Maximum Flow Minimum Cut is a classic problem in graph theory, widely applied in network flow optimization, resource allocation, and other domains. This problem primarily investigates how to find the maximum flow from a source node to a sink node in a directed graph while simultaneously determining the minimum cut set.

### Fundamental Concepts Maximum Flow refers to the maximum amount of flow that can be transmitted from the Source node to the Sink node. Common algorithms like the Ford-Fulkerson method, Edmonds-Karp algorithm, and Dinic's algorithm optimize flow distribution by continuously finding augmenting paths. The Ford-Fulkerson method uses depth-first search (DFS) or breadth-first search (BFS) to discover paths with residual capacity, while Edmonds-Karp specifically employs BFS to ensure polynomial time complexity. Dinic's algorithm improves efficiency through layered graphs and blocking flows.

Minimum Cut involves partitioning the graph into two subsets (one containing the source and the other containing the sink) such that the total capacity of cut edges is minimized. Interestingly, the value of the maximum flow equals the capacity of the minimum cut - this is the core principle of the famous Max-Flow Min-Cut Theorem. The minimum cut can be found by performing a BFS/DFS on the residual graph after computing the maximum flow.

### Application Scenarios Network Transmission Optimization: Calculating maximum bandwidth utilization in computer networks, where flow algorithms help determine optimal data routing paths. Task Scheduling: Ensuring optimal resource usage when allocating tasks, often modeled as flow networks with capacity constraints. Image Segmentation: In computer vision, minimum cut techniques optimize region partitioning by treating pixels as nodes and similarity measures as edge capacities.

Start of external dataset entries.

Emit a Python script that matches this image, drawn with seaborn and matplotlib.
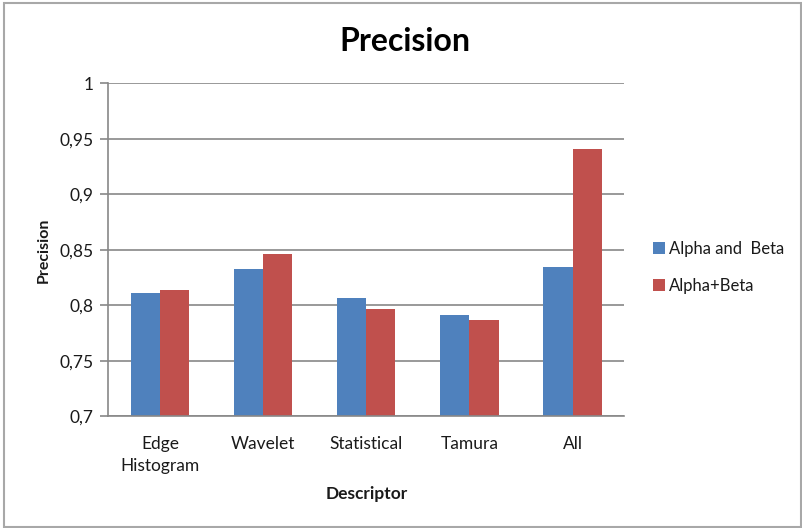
import matplotlib
matplotlib.use("Agg")
import matplotlib.pyplot as plt
from matplotlib.patches import Rectangle
import seaborn as sns
import pandas as pd

# Data
descriptors = ["Edge\nHistogram", "Wavelet", "Statistical", "Tamura", "All"]
series_names = ["Alpha and  Beta", "Alpha+Beta"]
alpha_and_beta = [0.811, 0.833, 0.807, 0.791, 0.835]
alpha_plus_beta = [0.814, 0.846, 0.797, 0.787, 0.941]
y_ticks = [0.7, 0.75, 0.8, 0.85, 0.9, 0.95, 1.0]
y_tick_labels = ["0,7", "0,75", "0,8", "0,85", "0,9", "0,95", "1"]

colors = ["#4F81BD", "#C0504D"]
grid_color = "#888888"
text_color = "#1a1a1a"

df = pd.DataFrame({
    "Descriptor": descriptors * 2,
    "Precision": alpha_and_beta + alpha_plus_beta,
    "Series": [series_names[0]] * len(descriptors) + [series_names[1]] * len(descriptors),
})

sns.set_theme(style="white")
plt.rcParams["font.family"] = ["Lato", "DejaVu Sans"]

fig = plt.figure(figsize=(8.02, 5.28), dpi=100)
ax = fig.add_axes([0.1352, 0.2112, 0.643, 0.6307])

sns.barplot(data=df, x="Descriptor", y="Precision", hue="Series",
            palette=colors, width=0.565, saturation=1, ax=ax,
            edgecolor="none", linewidth=0, legend=True)

ax.set_ylim(0.7, 1.0)
ax.set_xlim(-0.5, len(descriptors) - 0.5)
ax.set_yticks(y_ticks)
ax.set_yticklabels(y_tick_labels)
ax.yaxis.grid(True, color=grid_color, linewidth=1.2)
ax.set_axisbelow(True)

for side in ["top", "right"]:
    ax.spines[side].set_visible(False)
for side in ["left", "bottom"]:
    ax.spines[side].set_color(grid_color)
    ax.spines[side].set_linewidth(1.2)

ax.tick_params(axis="y", which="major", left=True, length=6, width=1.2,
               color=grid_color, labelsize=12.5, labelcolor=text_color, pad=5)
ax.tick_params(axis="x", which="major", bottom=False, labelsize=12.5,
               labelcolor=text_color, pad=8)
for lbl in ax.get_xticklabels():
    lbl.set_linespacing(1.45)

ax.set_xlabel("Descriptor", fontsize=12.5, fontweight="bold", color=text_color, labelpad=9)
ax.set_ylabel("Precision", fontsize=11.5, fontweight="bold", color=text_color, labelpad=6)

fig.suptitle("Precision", x=0.505, y=0.922, va="center", fontsize=23,
             fontweight="bold", color="#000000")

handles, labels = ax.get_legend_handles_labels()
ax.legend(handles, labels, loc="center left", bbox_to_anchor=(0.8142, 0.494),
          bbox_transform=fig.transFigure, frameon=False, fontsize=12,
          handlelength=0.75, handleheight=0.75, handletextpad=0.2,
          labelspacing=1.25, borderpad=0, borderaxespad=0,
          labelcolor=text_color)

# Chart frame
fig.patches.append(Rectangle((4 / 802, 1 / 528), 797 / 802, 524 / 528,
                             transform=fig.transFigure, fill=False,
                             edgecolor="#a8a8a8", linewidth=1.5))

fig.savefig("out.png", dpi=100, facecolor="white")
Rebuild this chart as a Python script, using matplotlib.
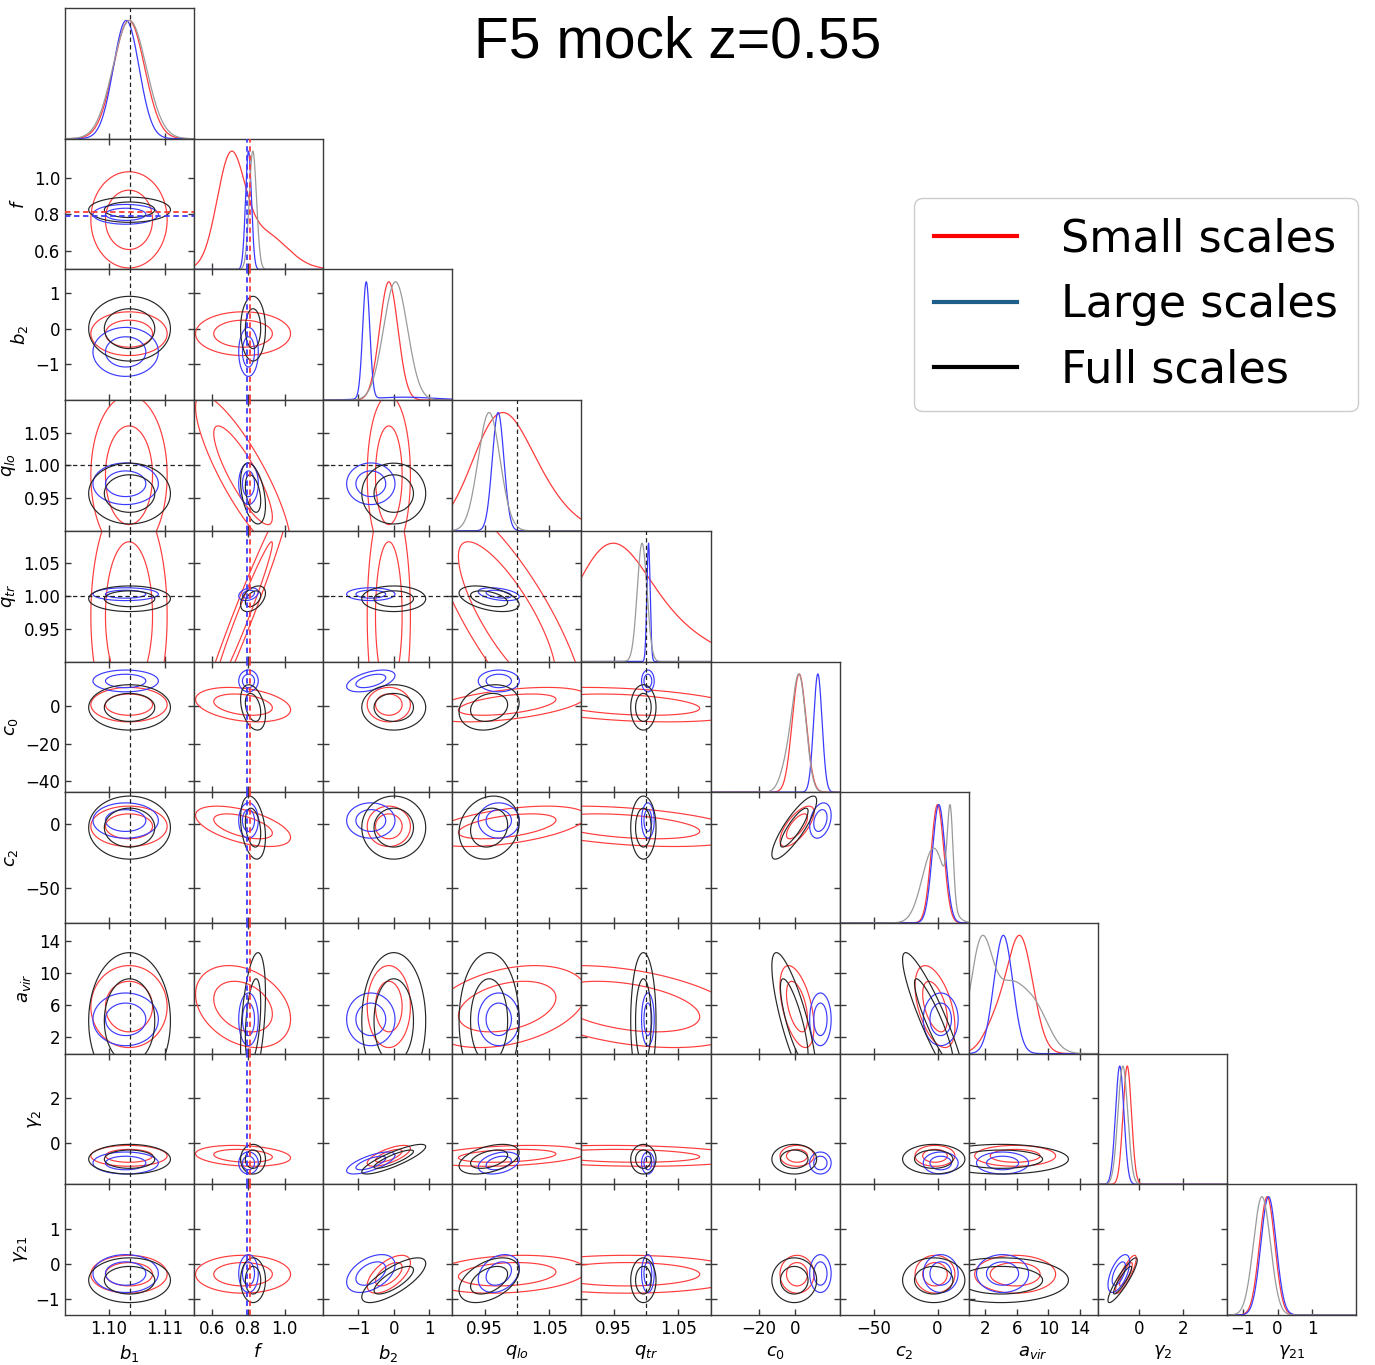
import numpy as np
import matplotlib
matplotlib.use('Agg')
import matplotlib.pyplot as plt
from matplotlib.lines import Line2D

# ---------------- data ----------------
PARAMS = ['b1', 'f', 'b2', 'q_lo', 'q_tr', 'c0', 'c2', 'a_vir', 'g2', 'g21']
LABELS = [r'$b_1$', r'$f$', r'$b_2$', r'$q_{lo}$', r'$q_{tr}$', r'$c_0$',
          r'$c_2$', r'$a_{vir}$', r'$\gamma_2$', r'$\gamma_{21}$']
LIMITS = [(1.0921, 1.1153), (0.5, 1.212), (-2.0, 1.66), (0.9, 1.1), (0.9, 1.1),
          (-46.3, 24.3), (-77.0, 24.5), (-0.1, 16.3), (-1.85, 3.98), (-1.46, 2.26)]
XTICKS = [[1.10, 1.11], [0.6, 0.8, 1.0], [-1, 0, 1], [0.95, 1.05], [0.95, 1.05],
          [-20, 0], [-50, 0], [2, 6, 10, 14], [0, 2], [-1, 0, 1]]
XTICKLABELS = [['1.10', '1.11'], ['0.6', '0.8', '1.0'], ['\u22121', '0', '1'],
               ['0.95', '1.05'], ['0.95', '1.05'], ['\u221220', '0'],
               ['\u221250', '0'], ['2', '6', '10', '14'], ['0', '2'],
               ['\u22121', '0', '1']]
YTICKS = [[], [0.6, 0.8, 1.0], [-1, 0, 1], [0.95, 1.00, 1.05], [0.95, 1.00, 1.05],
          [-40, -20, 0], [-50, 0], [2, 6, 10, 14], [0, 2], [-1, 0, 1]]
YTICKLABELS = [[], ['0.6', '0.8', '1.0'], ['\u22121', '0', '1'],
               ['0.95', '1.00', '1.05'], ['0.95', '1.00', '1.05'],
               ['\u221240', '\u221220', '0'], ['\u221250', '0'],
               ['2', '6', '10', '14'], ['0', '2'], ['\u22121', '0', '1']]

SERIES = ['Small scales', 'Large scales', 'Full scales']

# 2D posterior centres / widths (one value per parameter)
MEAN_SMALL = [1.1036, 0.77, -0.14, 0.985, 0.97, 1.0, -2.0, 5.8, -0.58, -0.30]
SIG_SMALL = [0.0028, 0.107, 0.25, 0.050, 0.075, 3.8, 6.4, 2.1, 0.19, 0.22]
MEAN_LARGE = [1.1030, 0.800, -0.65, 0.972, 1.003, 13.8, 2.5, 4.2, -0.90, -0.28]
SIG_LARGE = [0.0024, 0.022, 0.28, 0.013, 0.004, 2.4, 5.6, 1.35, 0.20, 0.22]
MEAN_FULL = [1.1037, 0.825, 0.0, 0.957, 0.996, -0.5, -3.0, 4.0, -0.73, -0.47]
SIG_FULL = [0.0030, 0.028, 0.37, 0.019, 0.008, 5.0, 10.0, 3.5, 0.27, 0.26]

# pairwise correlations (unlisted pairs ~ 0)
RHO_SMALL = {('f', 'q_lo'): -0.85, ('f', 'q_tr'): 0.975, ('q_lo', 'q_tr'): -0.8,
             ('f', 'c0'): -0.3, ('f', 'c2'): -0.55, ('f', 'a_vir'): -0.3,
             ('q_lo', 'c0'): 0.5, ('q_lo', 'c2'): 0.5, ('q_lo', 'a_vir'): 0.35,
             ('q_tr', 'c0'): -0.35, ('q_tr', 'c2'): -0.4, ('q_tr', 'a_vir'): -0.4,
             ('c0', 'c2'): 0.7, ('c0', 'a_vir'): -0.5, ('c2', 'a_vir'): -0.5,
             ('b2', 'g2'): 0.7, ('b2', 'g21'): 0.6, ('g2', 'g21'): 0.85,
             ('q_lo', 'g2'): 0.3, ('q_lo', 'g21'): 0.2, ('f', 'g2'): -0.2,
             ('q_tr', 'g2'): -0.15}
RHO_LARGE = {('f', 'q_tr'): 0.3, ('q_lo', 'q_tr'): -0.4, ('b2', 'c0'): 0.5,
             ('b2', 'g2'): 0.7, ('b2', 'g21'): 0.45, ('g2', 'g21'): 0.6,
             ('q_lo', 'g2'): 0.35, ('q_lo', 'g21'): 0.3, ('c0', 'c2'): 0.3}
RHO_FULL = {('f', 'q_lo'): -0.4, ('f', 'q_tr'): 0.45, ('q_lo', 'q_tr'): -0.45,
            ('f', 'c0'): -0.35, ('f', 'c2'): -0.3, ('f', 'a_vir'): 0.4,
            ('c0', 'c2'): 0.85, ('c0', 'a_vir'): -0.8, ('c2', 'a_vir'): -0.9,
            ('b2', 'g2'): 0.85, ('b2', 'g21'): 0.75, ('g2', 'g21'): 0.9,
            ('q_lo', 'g2'): 0.45, ('q_lo', 'g21'): 0.45, ('q_lo', 'c0'): 0.2,
            ('q_lo', 'c2'): 0.15}

# 1D marginals: components (centre, width, weight)
MARG_SMALL = {'b1': [(1.1036, 0.0028, 1)], 'f': [(0.70, 0.075, 1), (0.88, 0.13, 0.35)],
              'b2': [(-0.14, 0.26, 1)], 'q_lo': [(0.97, 0.042, 1), (1.03, 0.045, 0.35)],
              'q_tr': [(0.94, 0.055, 1), (1.02, 0.07, 0.35)], 'c0': [(2.2, 3.8, 1)],
              'c2': [(0.0, 5.0, 1)], 'a_vir': [(6.5, 1.6, 1), (3.5, 1.6, 0.28)],
              'g2': [(-0.52, 0.19, 1)], 'g21': [(-0.30, 0.22, 1)]}
MARG_LARGE = {'b1': [(1.1031, 0.0023, 1)], 'f': [(0.80, 0.016, 1)],
              'b2': [(-0.78, 0.10, 1), (0.3, 0.9, 0.025)], 'q_lo': [(0.971, 0.009, 1)],
              'q_tr': [(1.004, 0.0025, 1)], 'c0': [(12.4, 2.3, 1)],
              'c2': [(1.0, 5.0, 1)], 'a_vir': [(4.3, 1.2, 1)],
              'g2': [(-0.86, 0.19, 1)], 'g21': [(-0.26, 0.22, 1)]}
MARG_FULL = {'b1': [(1.1037, 0.0030, 1)], 'f': [(0.824, 0.020, 1)],
             'b2': [(0.05, 0.34, 1)], 'q_lo': [(0.957, 0.017, 1)],
             'q_tr': [(0.994, 0.0075, 1)], 'c0': [(2.5, 3.6, 1), (-3.5, 4.0, 0.3)],
             'c2': [(10.0, 2.2, 0.55), (-3.0, 9.0, 0.45)],
             'a_vir': [(1.5, 1.4, 0.75), (5.0, 1.8, 0.42), (8.3, 1.8, 0.30)],
             'g2': [(-0.72, 0.22, 1)], 'g21': [(-0.45, 0.245, 1)]}

TRUTH_B1 = 1.1038
TRUTH_F_SMALL = 0.81
TRUTH_F_LARGE = 0.79
TRUTH_Q = 1.0

# ---------------- styling ----------------
C_SMALL = '#ff3b3b'
C_LARGE = '#3b3bff'
C_FULL = '#262626'
C_FULL_1D = '#9a9a9a'
LEG_COLORS = ['#ff0000', '#1d5f88', '#000000']
K1, K2 = 1.51, 2.448

series_data = [
    (MEAN_SMALL, SIG_SMALL, RHO_SMALL, MARG_SMALL, C_SMALL, C_SMALL),
    (MEAN_LARGE, SIG_LARGE, RHO_LARGE, MARG_LARGE, C_LARGE, C_LARGE),
    (MEAN_FULL, SIG_FULL, RHO_FULL, MARG_FULL, C_FULL, C_FULL_1D),
]

N = len(PARAMS)
fig, axes = plt.subplots(N, N, figsize=(13.75, 13.65), dpi=100)
fig.subplots_adjust(left=65 / 1375, right=1356 / 1375, bottom=1 - 1315 / 1365,
                    top=1 - 8 / 1365, wspace=0, hspace=0)


def get_rho(rhos, a, b):
    return rhos.get((a, b), rhos.get((b, a), 0.0))


def draw_1d(ax, i, comps, color):
    lo, hi = LIMITS[i]
    x = np.linspace(lo, hi, 800)
    y = np.zeros_like(x)
    for m, s, w in comps:
        y += w * np.exp(-0.5 * ((x - m) / s) ** 2)
    y /= y.max()
    ax.plot(x, y, color=color, lw=0.9)


def draw_2d(ax, xi, yi, mean, sig, rho, color):
    x0, x1 = LIMITS[xi]
    y0, y1 = LIMITS[yi]
    dx_ = (x1 - x0) * 0.15
    dy_ = (y1 - y0) * 0.15
    x = np.linspace(x0 - dx_, x1 + dx_, 400)
    y = np.linspace(y0 - dy_, y1 + dy_, 400)
    X, Y = np.meshgrid(x, y)
    u = (X - mean[xi]) / sig[xi]
    v = (Y - mean[yi]) / sig[yi]
    d2 = (u ** 2 - 2 * rho * u * v + v ** 2) / (1 - rho ** 2)
    ax.contour(X, Y, d2, levels=[K1 ** 2, K2 ** 2], colors=[color],
               linewidths=0.85)


dash_k = dict(color='#222222', lw=0.9, ls=(0, (3.5, 2.5)), zorder=5)
for r in range(N):
    for c in range(N):
        ax = axes[r, c]
        if c > r:
            ax.axis('off')
            continue
        for sp in ax.spines.values():
            sp.set_color('#3a3a3a')
            sp.set_linewidth(1.0)
        ax.set_xlim(LIMITS[c])
        if r == c:
            for mean, sig, rhos, marg, col2, col1 in series_data:
                draw_1d(ax, c, marg[PARAMS[c]], col1)
            ax.set_ylim(0, 1.105)
            ax.set_yticks([])
        else:
            for mean, sig, rhos, marg, col2, col1 in series_data:
                draw_2d(ax, c, r, mean, sig,
                        get_rho(rhos, PARAMS[c], PARAMS[r]), col2)
            ax.set_ylim(LIMITS[r])
            ax.set_yticks(YTICKS[r])
            ax.set_yticklabels(YTICKLABELS[r])
        ax.set_xticks(XTICKS[c])
        ax.set_xticklabels(XTICKLABELS[c])
        ax.tick_params(direction='in', length=4, width=1.0, color='#3a3a3a',
                       labelsize=12, top=(r != c), right=(r != c))
        # truth lines
        if c == 0:
            ax.axvline(TRUTH_B1, **dash_k)
        if c == 1:
            ax.axvline(TRUTH_F_SMALL, color=C_SMALL, lw=1.3, ls=(0, (3, 2)), zorder=5)
            ax.axvline(TRUTH_F_LARGE, color=C_LARGE, lw=1.3, ls=(0, (3, 2)), zorder=5)
        if c in (3, 4):
            ax.axvline(TRUTH_Q, **dash_k)
        if r == 1 and c == 0:
            ax.axhline(TRUTH_F_SMALL, color=C_SMALL, lw=1.3, ls=(0, (3, 2)), zorder=5)
            ax.axhline(TRUTH_F_LARGE, color=C_LARGE, lw=1.3, ls=(0, (3, 2)), zorder=5)
        if r in (3, 4) and c < r and c != 1:
            ax.axhline(TRUTH_Q, **dash_k)
        # labels
        if r == N - 1:
            ax.set_xlabel(LABELS[c], fontsize=13)
        else:
            ax.set_xticklabels([])
        if c == 0 and r > 0:
            ax.set_ylabel(LABELS[r], fontsize=13)
        else:
            ax.set_yticklabels([])

fig.text(677.5 / 1375, 1 - 58.0 / 1365, 'F5 mock z=0.55', ha='center',
         va='baseline', fontsize=41, family='Liberation Sans')

handles = [Line2D([], [], color=col, lw=3) for col in LEG_COLORS]
fig.legend(handles, SERIES, loc='upper right',
           bbox_to_anchor=(1358 / 1375, 1 - 198 / 1365), fontsize=32,
           handlelength=1.85, handletextpad=1.0, labelspacing=0.5,
           borderpad=0.45, borderaxespad=0.0, framealpha=1.0)

fig.savefig('out.png', dpi=100)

### Learning Recommendations Beginners should start with concrete algorithm implementations like Ford-Fulkerson to understand operational mechanisms before progressing to more efficient variants. Understanding residual networks and reverse edges is crucial - these concepts allow algorithms to adjust paths without compromising optimal solutions. The residual graph maintains leftover capacities, while reverse edges enable flow redistribution through backflow operations. For advanced study, combine with practical problems like bipartite matching (solved using max-flow with super-source/super-sink nodes) to deepen understanding. Explore more efficient optimization algorithms like Push-Relabel methods, which maintain preflow and use height labels for faster convergence. Implementation typically involves priority queues for handling active nodes and gap heuristics for performance optimization.